The second paradox consists of the fact that the “State of Freedom,” projecting its liberal values worldwide, has eventually turned into the two-headed “leviathan” – an unwieldy and sluggish empire, the nightmare of the liberalism founders.

“Liberalism means empire,” states Daniel McCarthy, the editor of The American Conservative, in one of his latest articles. The American state indeed has got all the characteristics a classic empire possesses: a bloated state apparatus, an enormous military budget (the biggest in the world), an aggressive invasive foreign policy, and great plans. No matter how bright the US imperial prospects may seem, it’s the American taxpayers who bear the burden of the US global ambitions.

The wages of corporate workers are stagnating, the power of billionaires and the poverty are growing proportionally, and the ability of the American citizens to know what’s going on is lessening, while their life is turning into the “open book” for the national security state and the corporation, stresses Tom Engelhardt in his article “An Exceptional Decline for the Exceptional Country?”

“Whether you’re considering the power of the national security state or the corporate sector [in the US], their moment is now.  And what a moment it is – for them.  Their success seems almost complete.  And yet that only begins to tell the strange tale of our American times, because if that power is ascendant, it seems incapable of being translated into classic American power.  The more successful those two sectors become, the less the US seems capable of wielding its power effectively in any traditional sense, domestically or abroad,” writes Mr. Engelhardt.

Indeed, the American political system suffers from some sort of “paralysis”: in this midterm election year Congress and the president both appear to be unable to accomplishing anything. Meanwhile, the US Army, “the finest fighting force that the world has ever known,” with hundreds of military bases across the planet and the most advanced weaponry, has proven incapable of winning its wars against minor (and minority) insurgencies globally, notes the writer.

The idea of liberalism itself has turned into something weird in the US, and it’s the third paradox. “Liberalism is more than an idea,” explains John Allen Gay in “The Liberal War on Liberalism”, “It is a political movement, and political movements have lives of their own.” Liberalism has degraded from a political philosophy to an intolerant dogma. “Your neighbor’s ideas are no longer different.

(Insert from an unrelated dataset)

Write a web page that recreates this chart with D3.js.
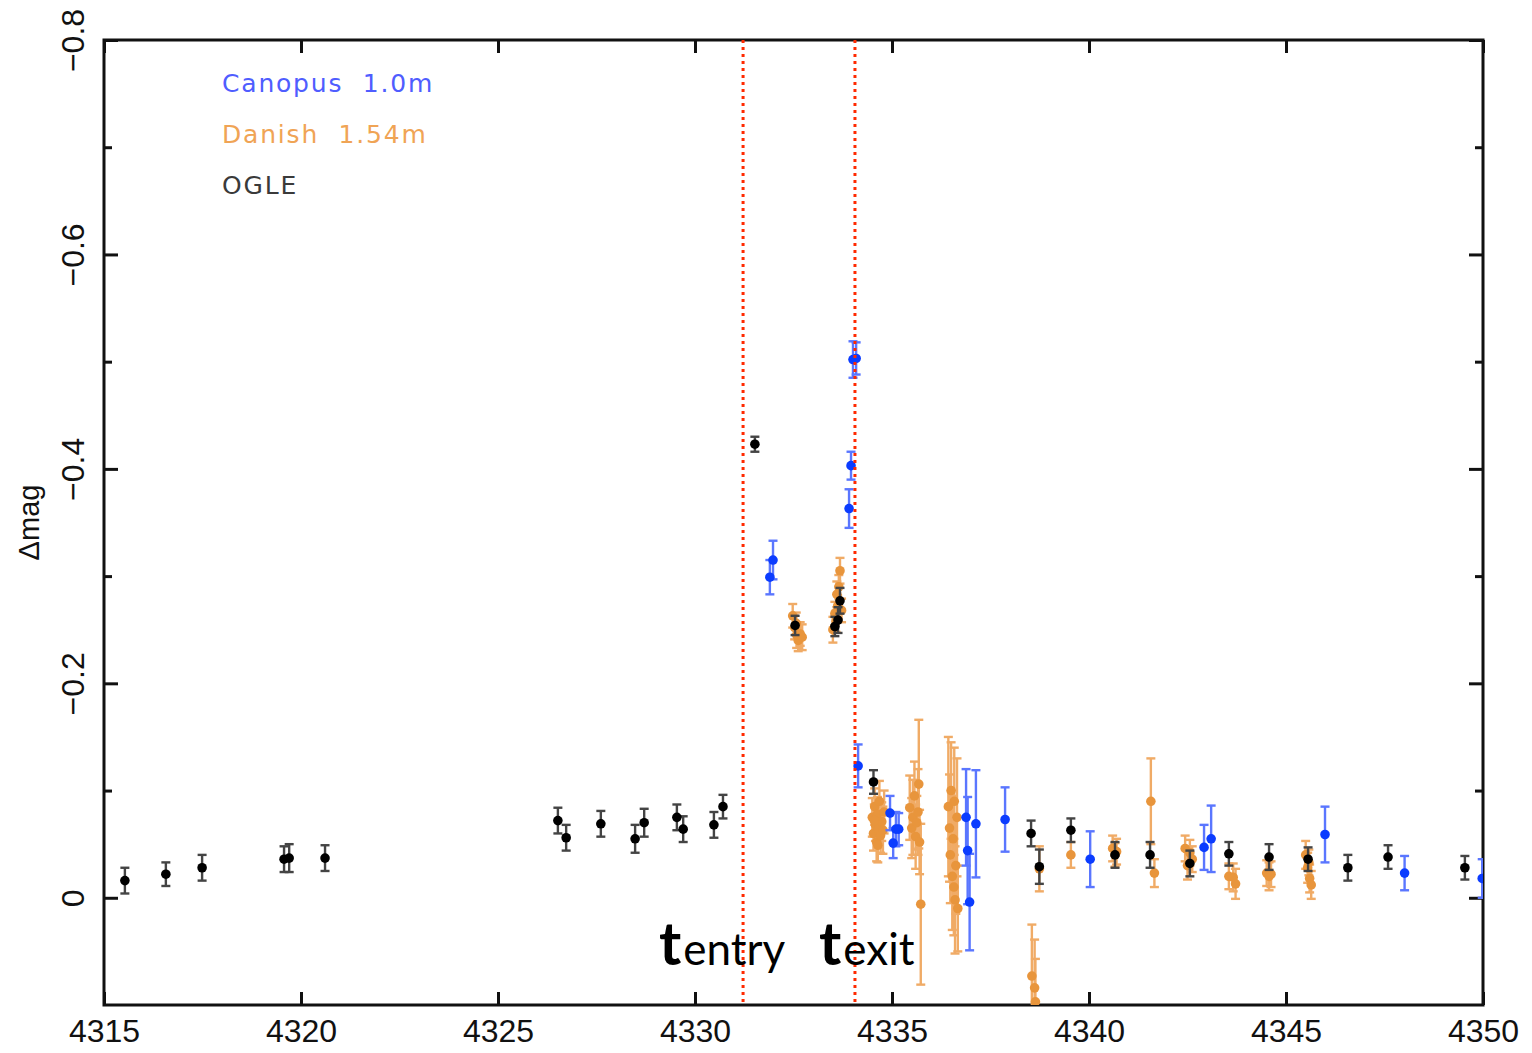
<!DOCTYPE html>
<html>
<head>
<meta charset="utf-8">
<script src="https://cdn.jsdelivr.net/npm/d3@7"></script>
<style>
  body { margin: 0; background: #fff; }
  svg { display: block; }
</style>
</head>
<body>
<svg id="chart" width="1532" height="1053"></svg>
<script>
// [day, delta mag, error]
var ogle = [
    [4315.53,-0.016,0.012],[4316.57,-0.022,0.011],[4317.49,-0.028,0.012],[4319.57,-0.036,0.012],
    [4319.70,-0.037,0.013],[4320.61,-0.037,0.012],[4326.52,-0.072,0.012],[4326.73,-0.056,0.012],
    [4327.61,-0.069,0.012],[4328.48,-0.055,0.013],[4328.71,-0.070,0.013],[4329.54,-0.075,0.012],
    [4329.70,-0.064,0.012],[4330.48,-0.068,0.012],[4330.71,-0.085,0.011],[4331.52,-0.423,0.007],
    [4332.54,-0.254,0.009],[4333.55,-0.253,0.009],[4333.63,-0.259,0.012],[4333.68,-0.277,0.012],
    [4334.53,-0.108,0.011],[4338.53,-0.060,0.012],[4338.74,-0.029,0.016],[4339.54,-0.063,0.011],
    [4340.66,-0.040,0.012],[4341.55,-0.040,0.012],[4342.56,-0.032,0.012],[4343.55,-0.041,0.011],
    [4344.57,-0.038,0.012],[4345.56,-0.036,0.011],[4346.57,-0.028,0.012],[4347.59,-0.038,0.011],
    [4349.54,-0.028,0.011]
];
var canopus = [
    [4331.90,-0.299,0.016],[4331.98,-0.315,0.018],[4334.01,-0.502,0.017],[4334.09,-0.503,0.015],
    [4333.96,-0.403,0.013],[4333.91,-0.363,0.018],[4334.14,-0.123,0.020],[4334.95,-0.079,0.016],
    [4335.03,-0.051,0.014],[4335.10,-0.064,0.016],[4335.17,-0.064,0.015],[4336.88,-0.075,0.045],
    [4336.92,-0.044,0.050],[4336.97,0.004,0.045],[4337.13,-0.069,0.050],[4337.87,-0.073,0.030],
    [4340.03,-0.036,0.026],[4342.92,-0.047,0.021],[4343.10,-0.055,0.031],[4345.99,-0.059,0.026],
    [4348.01,-0.023,0.016],[4349.98,-0.018,0.018]
];
var danish = [
    [4332.48,-0.263,0.011],[4332.53,-0.252,0.011],[4332.58,-0.245,0.012],[4332.62,-0.240,0.010],
    [4332.67,-0.246,0.011],[4332.72,-0.243,0.012],[4332.57,-0.256,0.010],
    [4333.50,-0.250,0.012],[4333.55,-0.265,0.011],[4333.60,-0.283,0.012],[4333.65,-0.290,0.011],
    [4333.68,-0.305,0.012],[4333.62,-0.272,0.010],[4333.72,-0.268,0.011],[4333.58,-0.258,0.010],
    [4334.50,-0.075,0.018],[4334.53,-0.060,0.016],[4334.56,-0.085,0.017],[4334.58,-0.068,0.015],
    [4334.61,-0.052,0.018],[4334.63,-0.078,0.016],[4334.66,-0.064,0.017],[4334.68,-0.090,0.019],
    [4334.71,-0.058,0.016],[4334.74,-0.071,0.018],[4334.77,-0.063,0.022],[4334.80,-0.080,0.020],
    [4334.55,-0.072,0.015],[4334.64,-0.049,0.016],
    [4335.45,-0.084,0.030],[4335.50,-0.065,0.028],[4335.53,-0.075,0.035],[4335.57,-0.095,0.032],
    [4335.60,-0.057,0.030],[4335.63,-0.070,0.025],[4335.68,-0.106,0.060],[4335.70,-0.052,0.030],
    [4335.73,0.006,0.075],[4335.66,-0.080,0.040],
    [4336.43,-0.085,0.065],[4336.46,-0.065,0.050],[4336.48,-0.040,0.045],[4336.50,-0.100,0.045],
    [4336.53,-0.020,0.050],[4336.55,-0.055,0.040],[4336.57,-0.010,0.045],[4336.60,0.002,0.050],
    [4336.62,-0.030,0.045],[4336.65,-0.075,0.055],[4336.67,0.010,0.040],[4336.58,-0.090,0.050],
    [4338.55,0.073,0.048],[4338.62,0.084,0.045],[4338.64,0.097,0.040],[4338.74,-0.027,0.021],
    [4339.54,-0.040,0.012],[4340.60,-0.046,0.012],[4340.66,-0.040,0.011],[4340.70,-0.043,0.012],
    [4341.57,-0.090,0.040],[4341.66,-0.023,0.013],
    [4342.44,-0.046,0.012],[4342.50,-0.030,0.013],[4342.56,-0.042,0.012],[4342.62,-0.036,0.012],
    [4343.55,-0.020,0.012],[4343.66,-0.019,0.013],[4343.72,-0.013,0.014],
    [4344.51,-0.023,0.012],[4344.57,-0.020,0.013],[4344.62,-0.022,0.012],
    [4345.50,-0.040,0.013],[4345.55,-0.028,0.014],[4345.60,-0.018,0.013],[4345.64,-0.012,0.013],
    [4345.58,-0.033,0.012]
];
var x_ticks = [4315, 4320, 4325, 4330, 4335, 4340, 4345, 4350];
var y_major_ticks = [-0.8, -0.6, -0.4, -0.2, 0];
var y_minor_ticks = [-0.7, -0.5, -0.3, -0.1];
var legend_labels = ['Canopus  1.0m', 'Danish  1.54m', 'OGLE'];
var t_entry = 4331.22;
var t_exit = 4334.06;

var frame = {left: 104, right: 1483, top: 40, bottom: 1005};

var svg = d3.select('#chart');
var x_scale = d3.scaleLinear().domain([4315, 4350]).range([frame.left, frame.right]);
var y_scale = d3.scaleLinear().domain([-0.8, 0.1]).range([frame.top, frame.bottom]);

draw_axes();
var clip = svg.append('clipPath').attr('id', 'plot-clip');
clip.append('rect').attr('x', frame.left).attr('y', frame.top)
    .attr('width', frame.right - frame.left).attr('height', frame.bottom - frame.top);
var plot = svg.append('g').attr('clip-path', 'url(#plot-clip)');

draw_series(plot, danish, '#f0ab66', '#e8953c', 4.8);
draw_series(plot, canopus, '#5a76ff', '#0b3cff', 4.8);
draw_series(plot, ogle, '#444', '#000', 4.8);
draw_markers(plot);
draw_legend();

function draw_axes(){
    var ax = svg.append('g').attr('class', 'axes');
    var bottom = ax.append('g').attr('transform', 'translate(0,' + frame.bottom + ')')
        .call(d3.axisBottom(x_scale).tickValues(x_ticks).tickSize(-13).tickPadding(14).tickFormat(d3.format('d')));
    var top = ax.append('g').attr('transform', 'translate(0,' + frame.top + ')')
        .call(d3.axisTop(x_scale).tickValues(x_ticks).tickSize(-13).tickFormat(''));
    var left = ax.append('g').attr('transform', 'translate(' + frame.left + ',0)')
        .call(d3.axisLeft(y_scale).tickValues(y_major_ticks).tickSize(-14)
              .tickFormat(function(t){ return t === 0 ? '0' : d3.format('.1f')(t).replace('-', '\u2212'); }));
    var left_minor = ax.append('g').attr('transform', 'translate(' + frame.left + ',0)')
        .call(d3.axisLeft(y_scale).tickValues(y_minor_ticks).tickSize(-8).tickFormat(''));
    var right = ax.append('g').attr('transform', 'translate(' + frame.right + ',0)')
        .call(d3.axisRight(y_scale).tickValues(y_major_ticks).tickSize(-14).tickFormat(''));
    var right_minor = ax.append('g').attr('transform', 'translate(' + frame.right + ',0)')
        .call(d3.axisRight(y_scale).tickValues(y_minor_ticks).tickSize(-8).tickFormat(''));

    ax.selectAll('.domain').remove();
    ax.selectAll('.tick line').attr('stroke', '#111').attr('stroke-width', 3);
    ax.selectAll('text').attr('fill', '#111')
        .style('font-family', '"Liberation Sans Narrow", "Liberation Sans", Arial, sans-serif')
        .style('font-size', '32px');
    bottom.selectAll('text').attr('dy', '0.72em');
    left.selectAll('text')
        .attr('transform', 'rotate(-90)')
        .attr('x', 0).attr('y', -20).attr('dy', 0)
        .style('text-anchor', 'middle')
        .style('font-family', '"Liberation Sans", Arial, sans-serif');

    ax.append('rect')
        .attr('x', frame.left).attr('y', frame.top)
        .attr('width', frame.right - frame.left).attr('height', frame.bottom - frame.top)
        .attr('fill', 'none').attr('stroke', '#111').attr('stroke-width', 3);

    ax.append('text')
        .attr('transform', 'translate(39,' + y_scale(-0.35) + ') rotate(-90)')
        .attr('text-anchor', 'middle')
        .style('font-family', '"Liberation Sans", Arial, sans-serif')
        .style('font-size', '29px')
        .attr('fill', '#111')
        .text('\u0394mag');
}

function draw_series(g, data, bar_colour, dot_colour, r){
    var s = g.append('g');
    var cap = 4.5;
    var bars = s.selectAll('.err').data(data).enter().append('g').attr('class', 'err')
        .attr('stroke', bar_colour).attr('stroke-width', 2.4);
    bars.append('line')
        .attr('x1', function(d){ return x_scale(d[0]); })
        .attr('x2', function(d){ return x_scale(d[0]); })
        .attr('y1', function(d){ return y_scale(d[1] - d[2]); })
        .attr('y2', function(d){ return y_scale(d[1] + d[2]); });
    bars.append('line')
        .attr('x1', function(d){ return x_scale(d[0]) - cap; })
        .attr('x2', function(d){ return x_scale(d[0]) + cap; })
        .attr('y1', function(d){ return y_scale(d[1] - d[2]); })
        .attr('y2', function(d){ return y_scale(d[1] - d[2]); });
    bars.append('line')
        .attr('x1', function(d){ return x_scale(d[0]) - cap; })
        .attr('x2', function(d){ return x_scale(d[0]) + cap; })
        .attr('y1', function(d){ return y_scale(d[1] + d[2]); })
        .attr('y2', function(d){ return y_scale(d[1] + d[2]); });
    s.selectAll('.dot').data(data).enter().append('circle').attr('class', 'dot')
        .attr('cx', function(d){ return x_scale(d[0]); })
        .attr('cy', function(d){ return y_scale(d[1]); })
        .attr('r', r)
        .attr('fill', dot_colour);
}

function draw_markers(g){
    [t_entry, t_exit].forEach(function(t){
        g.append('line')
            .attr('x1', x_scale(t)).attr('x2', x_scale(t))
            .attr('y1', frame.top).attr('y2', frame.bottom)
            .attr('stroke', '#ff2a00').attr('stroke-width', 3)
            .attr('stroke-dasharray', '3,4');
    });
    var labels = [{x: 659, sub: 'entry'}, {x: 819, sub: 'exit'}];
    labels.forEach(function(l){
        var txt = svg.append('text')
            .attr('x', l.x).attr('y', 965)
            .attr('fill', '#000')
            .style('font-family', 'Lato, "Open Sans", sans-serif');
        txt.append('tspan').style('font-size', '60px').style('font-weight', 'bold').text('t');
        txt.append('tspan').attr('dx', 2).style('font-size', '44px').text(l.sub);
    });
}

function draw_legend(){
    var colours = ['#4f5dff', '#f0a455', '#3a3a3a'];
    svg.selectAll('.legend').data(legend_labels).enter().append('text').attr('class', 'legend')
        .attr('x', 222)
        .attr('y', function(d, i){ return 92 + i * 51; })
        .attr('fill', function(d, i){ return colours[i]; })
        .style('font-family', '"DejaVu Sans", sans-serif')
        .style('font-size', '25px')
        .style('white-space', 'pre')
        .style('letter-spacing', '1.8px')
        .text(function(d){ return d; });
}
</script>
</body>
</html>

They are heretical. Liberalism could become the problem that it was intended to solve,” emphasizes John Allen Gay. The American liberalism has eventually acquired the features of radicalism.

While the ideals of Pax Americana are undergoing substantial changes, “the recent Pew Research Center poll [is] indicating a striking diminution in recent years of Americans who think the US is exceptional, the greatest of all nations” points out Mr. Engelhardt. Today only 28 percent of Americans agree with this statement.

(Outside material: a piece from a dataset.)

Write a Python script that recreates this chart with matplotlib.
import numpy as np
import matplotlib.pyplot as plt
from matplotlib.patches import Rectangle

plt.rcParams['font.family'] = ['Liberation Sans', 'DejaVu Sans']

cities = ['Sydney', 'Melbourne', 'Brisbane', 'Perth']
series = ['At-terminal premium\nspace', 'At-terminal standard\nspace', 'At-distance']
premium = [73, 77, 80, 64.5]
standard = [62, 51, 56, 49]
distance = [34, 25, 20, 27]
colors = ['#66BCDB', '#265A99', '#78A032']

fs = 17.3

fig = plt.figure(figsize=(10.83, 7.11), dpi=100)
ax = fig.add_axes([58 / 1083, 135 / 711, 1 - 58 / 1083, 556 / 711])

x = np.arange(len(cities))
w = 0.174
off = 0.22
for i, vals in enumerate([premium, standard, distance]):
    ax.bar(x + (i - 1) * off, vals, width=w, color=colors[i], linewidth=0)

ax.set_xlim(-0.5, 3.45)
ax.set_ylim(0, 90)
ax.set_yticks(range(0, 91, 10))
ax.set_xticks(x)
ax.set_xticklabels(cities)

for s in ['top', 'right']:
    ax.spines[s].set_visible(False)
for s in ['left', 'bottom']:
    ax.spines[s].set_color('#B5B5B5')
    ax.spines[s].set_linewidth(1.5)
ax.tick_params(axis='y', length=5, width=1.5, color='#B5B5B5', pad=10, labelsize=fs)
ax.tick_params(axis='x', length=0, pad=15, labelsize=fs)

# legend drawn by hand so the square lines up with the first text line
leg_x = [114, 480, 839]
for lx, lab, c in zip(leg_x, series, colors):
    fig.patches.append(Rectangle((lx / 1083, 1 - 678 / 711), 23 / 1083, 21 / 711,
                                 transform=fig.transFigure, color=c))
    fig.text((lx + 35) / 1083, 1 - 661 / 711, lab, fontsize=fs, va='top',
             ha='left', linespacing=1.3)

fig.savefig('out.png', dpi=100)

“The rise of the national security state and the triumphalism of the corporate sector (along with the much publicized growth of great wealth and striking inequality in the country) has been accompanied by a decided diminution in the power of the government to function domestically and of the imperial state to impose its will anywhere on Earth,” stresses the writer.

“What can be seen is the untracked rise of a Third World country inside a First World one, a powerless America inside the putative global superpower,” he adds.